* **PROBLEM DETAILS**
Retype each line exactly. Skip images.

++++ DATASET RECORDS ++++

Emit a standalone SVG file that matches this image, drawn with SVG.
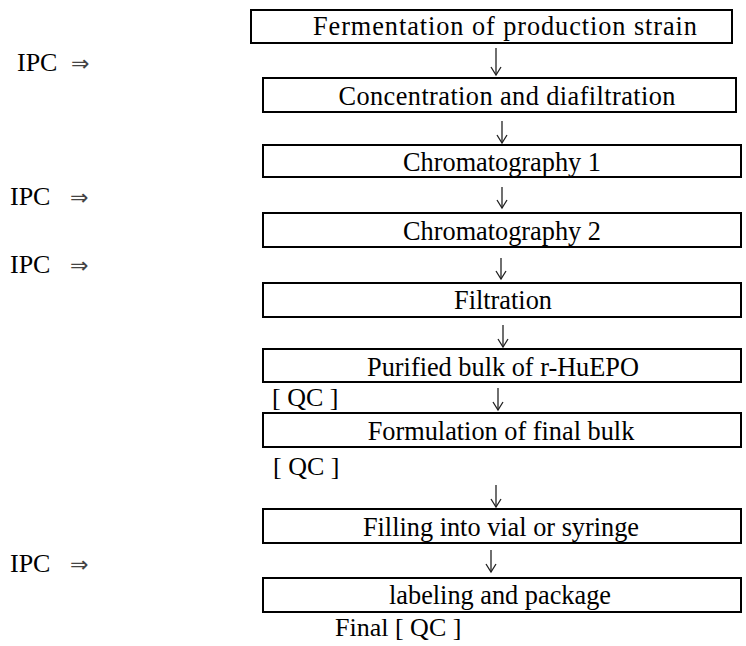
<svg xmlns="http://www.w3.org/2000/svg" width="746" height="646" viewBox="0 0 746 646">
<style>
.box{fill:#fff;stroke:#000;stroke-width:2}
.t{font-size:26.3px;fill:#000;text-anchor:middle}
.l{font-size:26px;fill:#000}
.dbl{font-size:22px;fill:#444}
.arr{fill:none;stroke:#222;stroke-width:1.3}
</style>
<defs>
<marker id="head" viewBox="-10 -6 12 12" refX="0" refY="0" markerWidth="12" markerHeight="12" markerUnits="userSpaceOnUse" orient="auto">
<path d="M-8,-5 L0,0 L-8,5" fill="none" stroke="#222" stroke-width="1.3"/>
</marker>
</defs>
<g font-family="'Liberation Serif', serif">
<g id="n1"><rect class="box" x="251" y="10" width="481" height="33"/><text class="t" x="505" y="35" font-size="28.5" textLength="384" lengthAdjust="spacing">Fermentation of production strain</text></g>
<g id="n2"><rect class="box" x="263" y="78" width="473" height="34"/><text class="t" x="507" y="105" font-size="27.5" textLength="337" lengthAdjust="spacing">Concentration and diafiltration</text></g>
<g id="n3"><rect class="box" x="263" y="145" width="478" height="32"/><text class="t" x="502" y="171">Chromatography 1</text></g>
<g id="n4"><rect class="box" x="263" y="213" width="478" height="34"/><text class="t" x="502" y="240">Chromatography 2</text></g>
<g id="n5"><rect class="box" x="263" y="283" width="478" height="34"/><text class="t" x="503" y="309">Filtration</text></g>
<g id="n6"><rect class="box" x="263" y="349" width="478" height="33"/><text class="t" x="503" y="376">Purified bulk of r-HuEPO</text></g>
<g id="n7"><rect class="box" x="263" y="413" width="478" height="34"/><text class="t" x="501" y="440">Formulation of final bulk</text></g>
<g id="n8"><rect class="box" x="263" y="509" width="478" height="34"/><text class="t" x="501" y="536">Filling into vial or syringe</text></g>
<g id="n9"><rect class="box" x="263" y="578" width="478" height="34"/><text class="t" x="500" y="604">labeling and package</text></g>
<g id="ipc1"><text class="l" x="17" y="71">IPC</text><text class="dbl" x="71" y="71" font-family="'DejaVu Sans', sans-serif">⇒</text></g>
<g id="ipc2"><text class="l" x="10" y="205">IPC</text><text class="dbl" x="70" y="205" font-family="'DejaVu Sans', sans-serif">⇒</text></g>
<g id="ipc3"><text class="l" x="10" y="273">IPC</text><text class="dbl" x="70" y="273" font-family="'DejaVu Sans', sans-serif">⇒</text></g>
<g id="ipc4"><text class="l" x="10" y="572">IPC</text><text class="dbl" x="70" y="572" font-family="'DejaVu Sans', sans-serif">⇒</text></g>
<g id="qc1"><text class="l" x="272" y="406">[ QC ]</text></g>
<g id="qc2"><text class="l" x="273" y="475">[ QC ]</text></g>
<g id="qc3"><text class="l" x="335" y="636">Final [ QC ]</text></g>
</g>
<g id="connectors">
<path class="arr" marker-end="url(#head)" d="M496,48 V75"/>
<path class="arr" marker-end="url(#head)" d="M502,121 V143"/>
<path class="arr" marker-end="url(#head)" d="M502,187 V208"/>
<path class="arr" marker-end="url(#head)" d="M501,258 V279"/>
<path class="arr" marker-end="url(#head)" d="M503,325 V347"/>
<path class="arr" marker-end="url(#head)" d="M498,388 V410"/>
<path class="arr" marker-end="url(#head)" d="M496,485 V507"/>
<path class="arr" marker-end="url(#head)" d="M491,550 V572"/>
</g>
</svg>
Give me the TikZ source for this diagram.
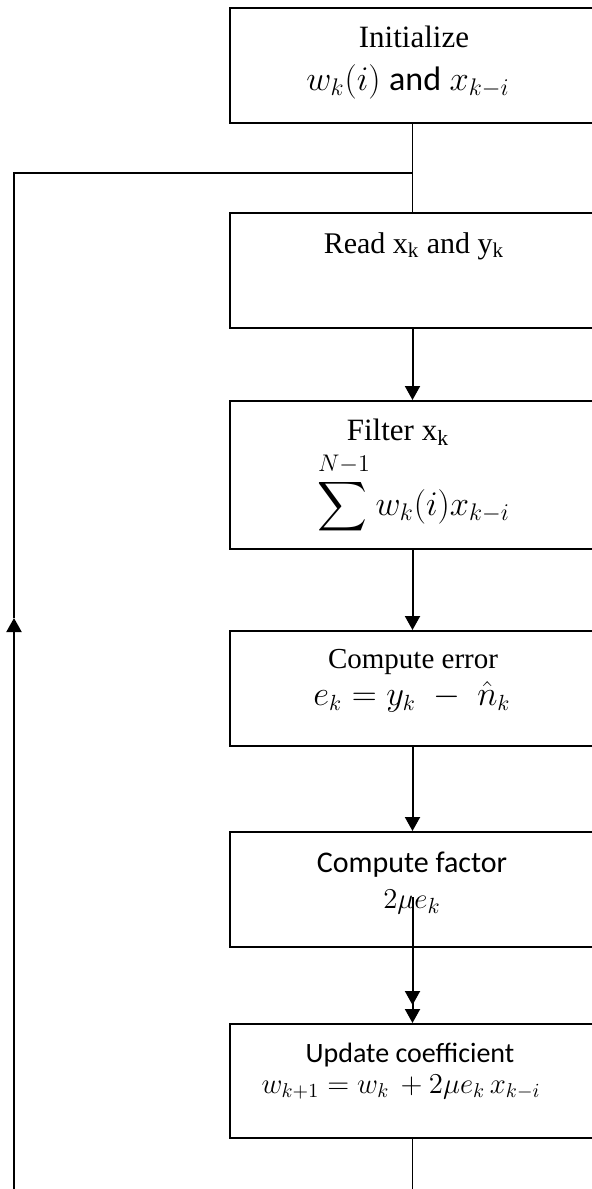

++++

* **FINAL ANSWER**
Emit a standalone SVG file that matches this image, drawn with SVG.
<svg xmlns="http://www.w3.org/2000/svg" width="746" height="646" viewBox="0 0 746 646">
<style>
.box{fill:#fff;stroke:#000;stroke-width:2}
.t{font-size:26.3px;fill:#000;text-anchor:middle}
.l{font-size:26px;fill:#000}
.dbl{font-size:22px;fill:#444}
.arr{fill:none;stroke:#222;stroke-width:1.3}
</style>
<defs>
<marker id="head" viewBox="-10 -6 12 12" refX="0" refY="0" markerWidth="12" markerHeight="12" markerUnits="userSpaceOnUse" orient="auto">
<path d="M-8,-5 L0,0 L-8,5" fill="none" stroke="#222" stroke-width="1.3"/>
</marker>
</defs>
<g font-family="'Liberation Serif', serif">
<g id="n1"><rect class="box" x="251" y="10" width="481" height="33"/><text class="t" x="505" y="35" font-size="28.5" textLength="384" lengthAdjust="spacing">Fermentation of production strain</text></g>
<g id="n2"><rect class="box" x="263" y="78" width="473" height="34"/><text class="t" x="507" y="105" font-size="27.5" textLength="337" lengthAdjust="spacing">Concentration and diafiltration</text></g>
<g id="n3"><rect class="box" x="263" y="145" width="478" height="32"/><text class="t" x="502" y="171">Chromatography 1</text></g>
<g id="n4"><rect class="box" x="263" y="213" width="478" height="34"/><text class="t" x="502" y="240">Chromatography 2</text></g>
<g id="n5"><rect class="box" x="263" y="283" width="478" height="34"/><text class="t" x="503" y="309">Filtration</text></g>
<g id="n6"><rect class="box" x="263" y="349" width="478" height="33"/><text class="t" x="503" y="376">Purified bulk of r-HuEPO</text></g>
<g id="n7"><rect class="box" x="263" y="413" width="478" height="34"/><text class="t" x="501" y="440">Formulation of final bulk</text></g>
<g id="n8"><rect class="box" x="263" y="509" width="478" height="34"/><text class="t" x="501" y="536">Filling into vial or syringe</text></g>
<g id="n9"><rect class="box" x="263" y="578" width="478" height="34"/><text class="t" x="500" y="604">labeling and package</text></g>
<g id="ipc1"><text class="l" x="17" y="71">IPC</text><text class="dbl" x="71" y="71" font-family="'DejaVu Sans', sans-serif">⇒</text></g>
<g id="ipc2"><text class="l" x="10" y="205">IPC</text><text class="dbl" x="70" y="205" font-family="'DejaVu Sans', sans-serif">⇒</text></g>
<g id="ipc3"><text class="l" x="10" y="273">IPC</text><text class="dbl" x="70" y="273" font-family="'DejaVu Sans', sans-serif">⇒</text></g>
<g id="ipc4"><text class="l" x="10" y="572">IPC</text><text class="dbl" x="70" y="572" font-family="'DejaVu Sans', sans-serif">⇒</text></g>
<g id="qc1"><text class="l" x="272" y="406">[ QC ]</text></g>
<g id="qc2"><text class="l" x="273" y="475">[ QC ]</text></g>
<g id="qc3"><text class="l" x="335" y="636">Final [ QC ]</text></g>
</g>
<g id="connectors">
<path class="arr" marker-end="url(#head)" d="M496,48 V75"/>
<path class="arr" marker-end="url(#head)" d="M502,121 V143"/>
<path class="arr" marker-end="url(#head)" d="M502,187 V208"/>
<path class="arr" marker-end="url(#head)" d="M501,258 V279"/>
<path class="arr" marker-end="url(#head)" d="M503,325 V347"/>
<path class="arr" marker-end="url(#head)" d="M498,388 V410"/>
<path class="arr" marker-end="url(#head)" d="M496,485 V507"/>
<path class="arr" marker-end="url(#head)" d="M491,550 V572"/>
</g>
</svg>
Give me the TikZ source for this diagram.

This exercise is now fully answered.